Difficile de ne pas oublier les références, nombreuses en la matière, ou de ne pas se résoudre à en ajouter une, après ce premier concert du cycle Grandes Voix* organisé samedi par le Centre Lyrique d’Auvergne à l’Opéra de Clermont-Ferrand avec Werner Güra. Le jeune ténor habite littéralement Schubert. Wunderlich ? Oublié dès « Liebesbotschaft » ! Goerne ? Oublié lui aussi. Mais pas Haefliger ? Si. Et Blochwitz, l’oublier paraît osé ! Non, pas après avoir entendu Güra. Et Schreier, et Vickers ? A la même enseigne ! Attention, il ne s’agit pas de faire table rase, de nier les avancés du passé, de renier ce qu’hier on adorait, de dénier à ces illustres prédécesseurs toute légitimité. Au contraire, c’est bien en connaissance de cause, eu égard à ces formidables jalons de l’interprétation, que l’on peut se permettre d’être exigeant, déjà dans la seule tessiture de ténor.
Or, la performance du munichois ne se résume pas à rayer de la carte d’illustres devanciers mais à imposer sa propre vision sensible de ce répertoire ô combien périlleux. On n’est pas dans le dépassement de ce qui s’est fait jusque-là, dans la vaine recherche d’un absolu, ou d’un inatteignable idéal, mais dans l’accomplissement du chant schubertien. Ce qui subjugue d’entrée chez cet artiste, c’est bien cette spontanéité du phrasé, ce naturel à le faire vivre et partager dans l’émotion. On est dans l’authenticité du chant retrouvé où chaque mot est investi, où chaque syllabe, chaque son revêt un sens propre. L’élégance des nuances, la sûreté de l’émission et la conduite du souffle échappent à l’exercice de pure technicité. Les Lieder de Schubert requièrent comme peu d’autres œuvres du genre, une telle science de la maîtrise des sentiments. Les enchaînements expressifs, particulièrement sensibles dans « Frühlingssehnsucht », relèvent d’un art consommé de la tenue mélodique et ne sauraient se concevoir sans cette évidence avant tout musicienne qui est autant la signature de Güra qu’elle est la clef de l’alchimie schubertienne. Jamais la ligne de chant ne se départit de cette ductilité qui échappe à toute préciosité ou surexposition dans l’expression, de la même manière qu’elle demeure exempte de ce fade sentiment de monochromie éprouvé sur la distance dont nombre d’interprètes accablent ces lieder. On pense à la délicate sensualité de « Ständchen ». La précision et la justesse de l’intonation conjuguées avec une parfaite diction lui assurent des pianissimi moelleux et des aigus soyeux qui ne perdent jamais de leur chair. La force d’un Güra tient essentiellement à sa présence vocale dépouillée de la moindre démagogie ou effet de surlignage. Il rappelle en ce sens un Gérard Souzay, dans un autre registre vocal bien sûr.

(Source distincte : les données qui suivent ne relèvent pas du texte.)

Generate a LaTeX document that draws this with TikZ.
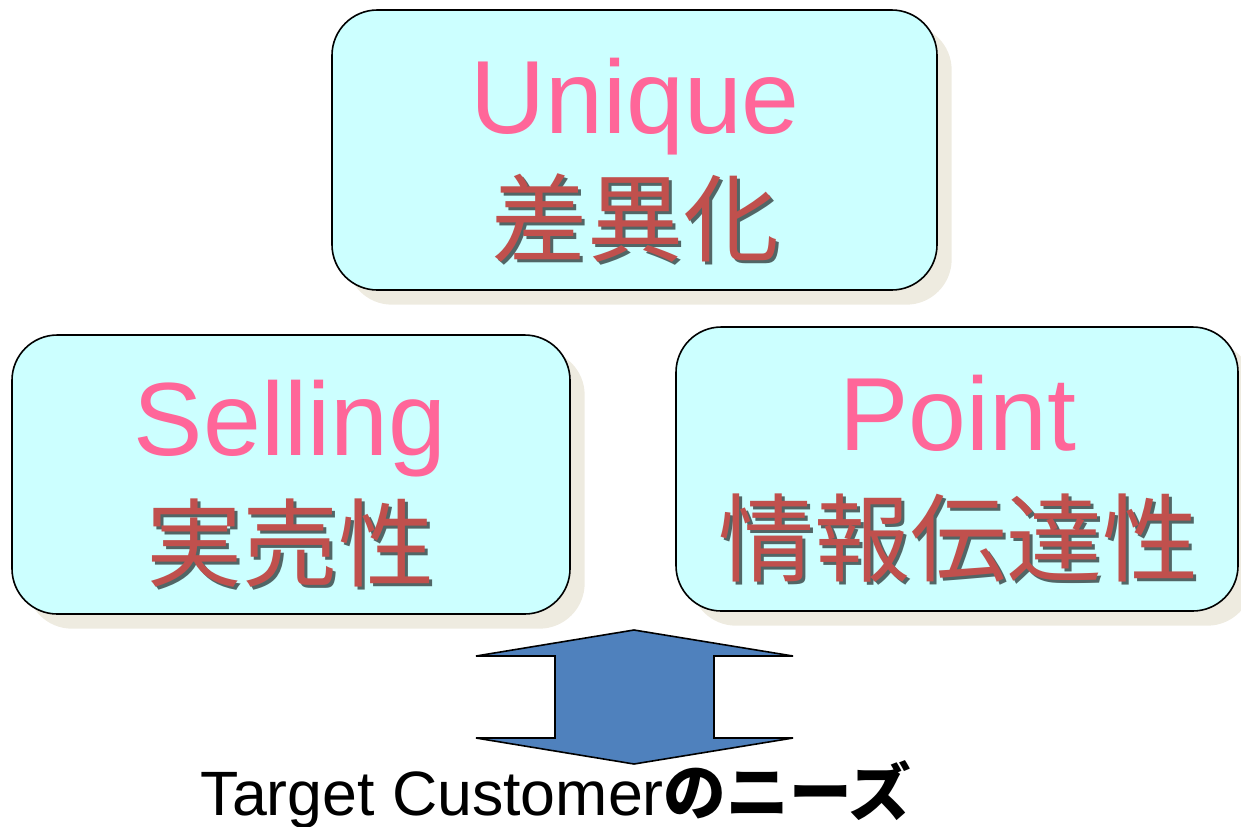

Güra possède cette capacité à nous immerger dans l’immédiateté de l’émotion. Son Schubert se situe à la fois hors du temps et dans l’ici et maintenant de son vécu. On peut parler de lucidité dans la maîtrise des affects lorsque la note meurt sur un souffle amoureux (« Romanze aus Rosamunde »), ou s’enflamme d’héroïsme dans « Aufenthalt », ou encore se déploie tout en virtuosité dans la première strophe d’« Abschied » pour ensuite scander un hypnotique « Ade » (Adieu). De la poignante déploration de « In die Ferne » à l’insouciante allégresse de « Die Taubenpost », en passant par l’appel pathétique du dernier vers de « Die Stadt », Güra déploie un éventail expressif et dynamique qui ne se départit à aucun instant d’une profonde humanité. L’intonation est d’une objectivité telle qu’elle soulève une salve d’applaudissements à l’issue d’un « Der Atlas » impressionnant de richesse dramatique notamment dans un bas médium et des graves saisissants de puissance retenue.
Une intégrité exemplaire avec laquelle communie la franchise de toucher d’un Christoph Berner, au jeu franc et à l’engagement sans réserve. On n’est plus dans l’accompagnement mais dans le partage des responsabilités esthétiques.
* Prochains récitals : Philippe Jaroussky et l’ensemble Artaserse, motets de Vivaldi, mardi 18 mars ; Patricia Petibon et l’ensemble Amaryllis, musiques de Machado, Hidalgo, Charpentier, Rameau, Haendel…, jeudi 24 avril.